Título: Anistia relata prisões-relâmpago
Autor: Qieroz, Silvio
Fonte: Correio Braziliense, 22/03/2012, Mundo, p. 25

A cinco dias da chegada do papa Bento XVI a Cuba, a Anistia Internacional (AI) denuncia o que classifica como "um novo padrão de cerceamento e intimidação" à oposição por parte do regime comunista. Depois de ter concluído a libertação de 75 dissidentes presos em 2003 e condenados a longas penas de prisão, as autoridades passaram a adotar uma política de submeter os ativistas a períodos curtos de detenção, muitas vezes acompanhados de violência física, sem a abertura de processo por crimes políticos — substituídos por acusações como a de "perturbação da ordem", "desacato" e outros delitos comuns. "Embora o aumento dos casos relatados possa ser parcialmente atribuído a uma capacidade maior de monitorar e trocar informações sobre abusos, é inegável que as autoridades cubanas incrementaram a repressão a seus oponentes políticos", diz o relatório Repressão de Rotina, divulgado ontem pela AI.

O pesquisador da Anistia que se ocupa da situação em Cuba, Gerardo Ducos, relaciona a mudança de tratamento aos dissidentes com a chegada de Bento XVI, inclusive pelo papel da Igreja cubana como mediadora do processo de libertação dos 75 presos políticos. "No fim de 2011, quando já se sabia da viagem (do pontífice), vários detentos políticos e comuns ganharam liberdade condicional", disse Ducos ao Correio. "Pode ter sido uma maneira de melhorar a imagem internacional e evitar que o tema dos direitos humanos seja prioritário na agenda da visita", completou.

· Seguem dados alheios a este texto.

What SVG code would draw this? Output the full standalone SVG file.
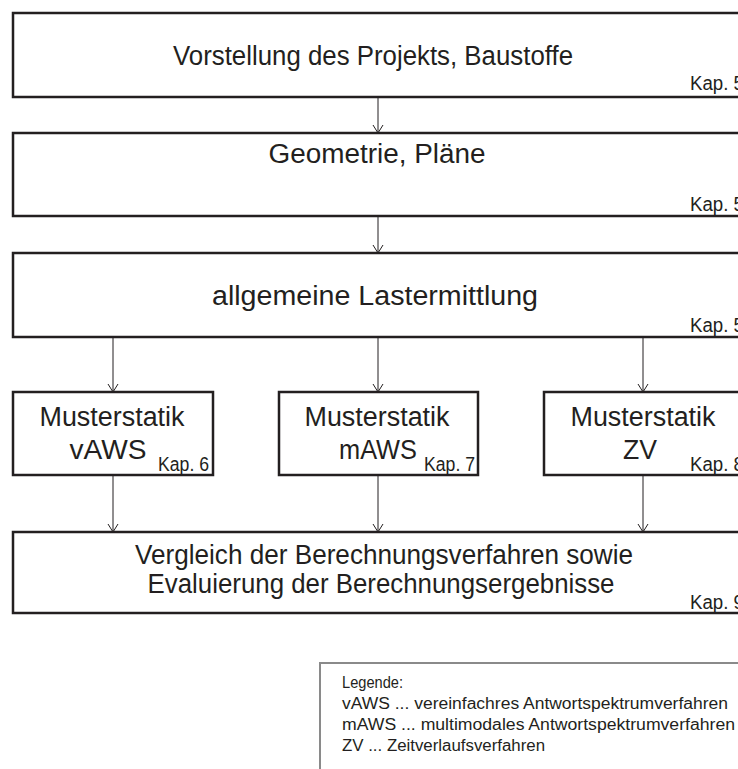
<svg xmlns="http://www.w3.org/2000/svg" width="738" height="769" viewBox="0 0 738 769">
<style>
.box{fill:#fff;stroke:#231f20;stroke-width:2.5}
.leg{fill:#fff;stroke:#8a8a8a;stroke-width:2}
text{font-family:"Liberation Sans Narrow","Liberation Sans",Arial,sans-serif;fill:#231f20}
.t{font-size:27px;text-anchor:middle}
.k{font-size:20px}
.l{font-size:16px}
.c{stroke:#231f20;stroke-width:1;fill:none}
</style>
<g id="connectors">
<line class="c" x1="378" y1="97" x2="378" y2="133"/>
<line class="c" x1="378" y1="216" x2="378" y2="253"/>
<line class="c" x1="113" y1="337" x2="113" y2="392"/>
<line class="c" x1="378" y1="337" x2="378" y2="392"/>
<line class="c" x1="643" y1="337" x2="643" y2="392"/>
<line class="c" x1="113" y1="475" x2="113" y2="532"/>
<line class="c" x1="378" y1="475" x2="378" y2="532"/>
<line class="c" x1="643" y1="475" x2="643" y2="532"/>
<path class="c" d="M373,125 L378,133 L383,125 M373,245 L378,253 L383,245 M108,384 L113,392 L118,384 M373,384 L378,392 L383,384 M638,384 L643,392 L648,384 M108,524 L113,532 L118,524 M373,524 L378,532 L383,524 M638,524 L643,532 L648,524"/>
</g>
<g id="n1">
<rect class="box" x="13" y="13" width="740" height="84"/>
<text class="t" x="373" y="65" textLength="400" lengthAdjust="spacingAndGlyphs">Vorstellung des Projekts, Baustoffe</text>
<text class="k" x="690" y="90" textLength="54" lengthAdjust="spacingAndGlyphs">Kap. 5</text>
</g>
<g id="n2">
<rect class="box" x="13" y="133" width="740" height="83"/>
<text class="t" x="377" y="163" textLength="217" lengthAdjust="spacingAndGlyphs">Geometrie, Pläne</text>
<text class="k" x="690" y="211" textLength="54" lengthAdjust="spacingAndGlyphs">Kap. 5</text>
</g>
<g id="n3">
<rect class="box" x="13" y="253" width="740" height="84"/>
<text class="t" x="375" y="305" textLength="326" lengthAdjust="spacingAndGlyphs">allgemeine Lastermittlung</text>
<text class="k" x="690" y="332" textLength="54" lengthAdjust="spacingAndGlyphs">Kap. 5</text>
</g>
<g id="n4">
<rect class="box" x="13" y="392" width="200" height="83"/>
<text class="t" x="112" y="426" textLength="145" lengthAdjust="spacingAndGlyphs">Musterstatik</text>
<text class="t" x="108" y="459" textLength="77" lengthAdjust="spacingAndGlyphs">vAWS</text>
<text class="k" x="158" y="471" textLength="51" lengthAdjust="spacingAndGlyphs">Kap. 6</text>
</g>
<g id="n5">
<rect class="box" x="279" y="392" width="199" height="83"/>
<text class="t" x="377" y="426" textLength="145" lengthAdjust="spacingAndGlyphs">Musterstatik</text>
<text class="t" x="378" y="459" textLength="78" lengthAdjust="spacingAndGlyphs">mAWS</text>
<text class="k" x="424" y="471" textLength="51" lengthAdjust="spacingAndGlyphs">Kap. 7</text>
</g>
<g id="n6">
<rect class="box" x="544" y="392" width="210" height="83"/>
<text class="t" x="643" y="426" textLength="145" lengthAdjust="spacingAndGlyphs">Musterstatik</text>
<text class="t" x="640" y="459" textLength="34" lengthAdjust="spacingAndGlyphs">ZV</text>
<text class="k" x="690" y="471" textLength="54" lengthAdjust="spacingAndGlyphs">Kap. 8</text>
</g>
<g id="n7">
<rect class="box" x="13" y="532" width="740" height="81"/>
<text class="t" x="384" y="564" textLength="498" lengthAdjust="spacingAndGlyphs">Vergleich der Berechnungsverfahren sowie</text>
<text class="t" x="381" y="593" textLength="467" lengthAdjust="spacingAndGlyphs">Evaluierung der Berechnungsergebnisse</text>
<text class="k" x="690" y="609" textLength="54" lengthAdjust="spacingAndGlyphs">Kap. 9</text>
</g>
<g id="legend">
<rect class="leg" x="320" y="663" width="440" height="130"/>
<text class="l" x="342" y="688" textLength="61" lengthAdjust="spacingAndGlyphs">Legende:</text>
<text class="l" x="342" y="709" textLength="386" lengthAdjust="spacingAndGlyphs">vAWS ... vereinfachres Antwortspektrumverfahren</text>
<text class="l" x="342" y="730" textLength="393" lengthAdjust="spacingAndGlyphs">mAWS ... multimodales Antwortspektrumverfahren</text>
<text class="l" x="342" y="751" textLength="203" lengthAdjust="spacingAndGlyphs">ZV ... Zeitverlaufsverfahren</text>
</g>
</svg>
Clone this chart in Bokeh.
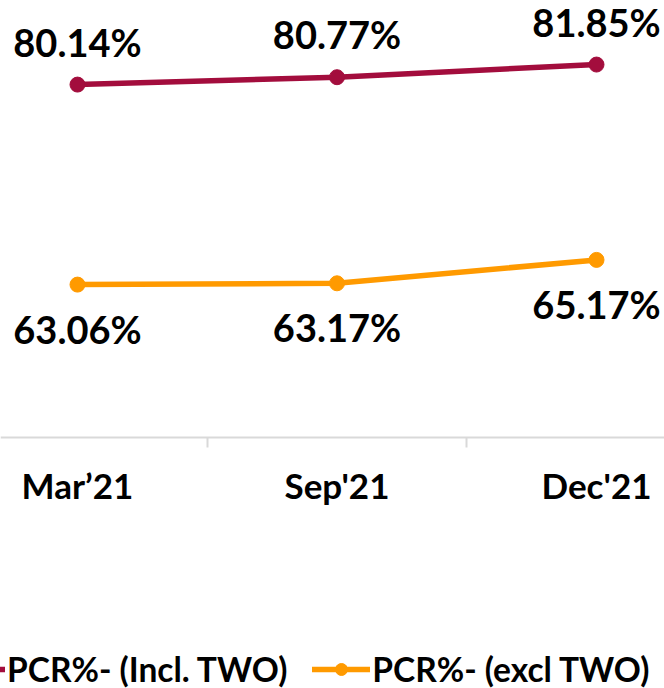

"De 2009 para cá, não se veem tantos processos políticos, mas as detenções de curto prazo dispararam", explica o especialista da Anistia. Ele cita como exemplo o episódio do último domingo envolvendo cerca de 70 ativistas do grupo Damas de Branco, formado por mulheres que têm parentes presos por motivos políticos. Algumas foram retidas em casa, outras foram detidas quando saíam da missa, em Havana, e tentavam realizar sua marcha semanal pela liberdade dos dissidentes. Outras foram impedidas de viajar para a capital. Segundo o especialista, "o regime passou a recorrer a delitos como "desordem pública" e "desacato" para processar dissidentes e jornalistas independentes". O relatório menciona a Comissão Cubana de Direitos Humanos e Reconciliação Nacional, que contabilizou 2.784 casos em 2011 (até setembro), contra 2.074 em 2010.

"É preciso considerar que as comunicações melhoraram quando passaram a permitir aos cubanos que adquiram telefones celulares", pondera o pesquisador da AI. "Mesmo assim, o número de detenções aumentou", ressalva Ducos. Os relatos recebidos pela organização sugerem que o regime procura intimidar os discordantes também com a ação de militantes e simpatizantes do Partido Comunista. "Eles se concentram diante da casa de uma Dama de Branco, por exemplo, gritam lemas e a rua fica interditada", conta. "A polícia é chamada e a ativista é acusada de perturbar a ordem."

"Aliciamento" As autoridades cubanas sustentam que não há presos por delitos políticos no país e acusam organizações internacionais de aliciarem familiares de presos comuns para que os apresentem como opositores políticos. Em troca, eles recebem apoio financeiro e jurídico e a promessa de ajuda para emigrar.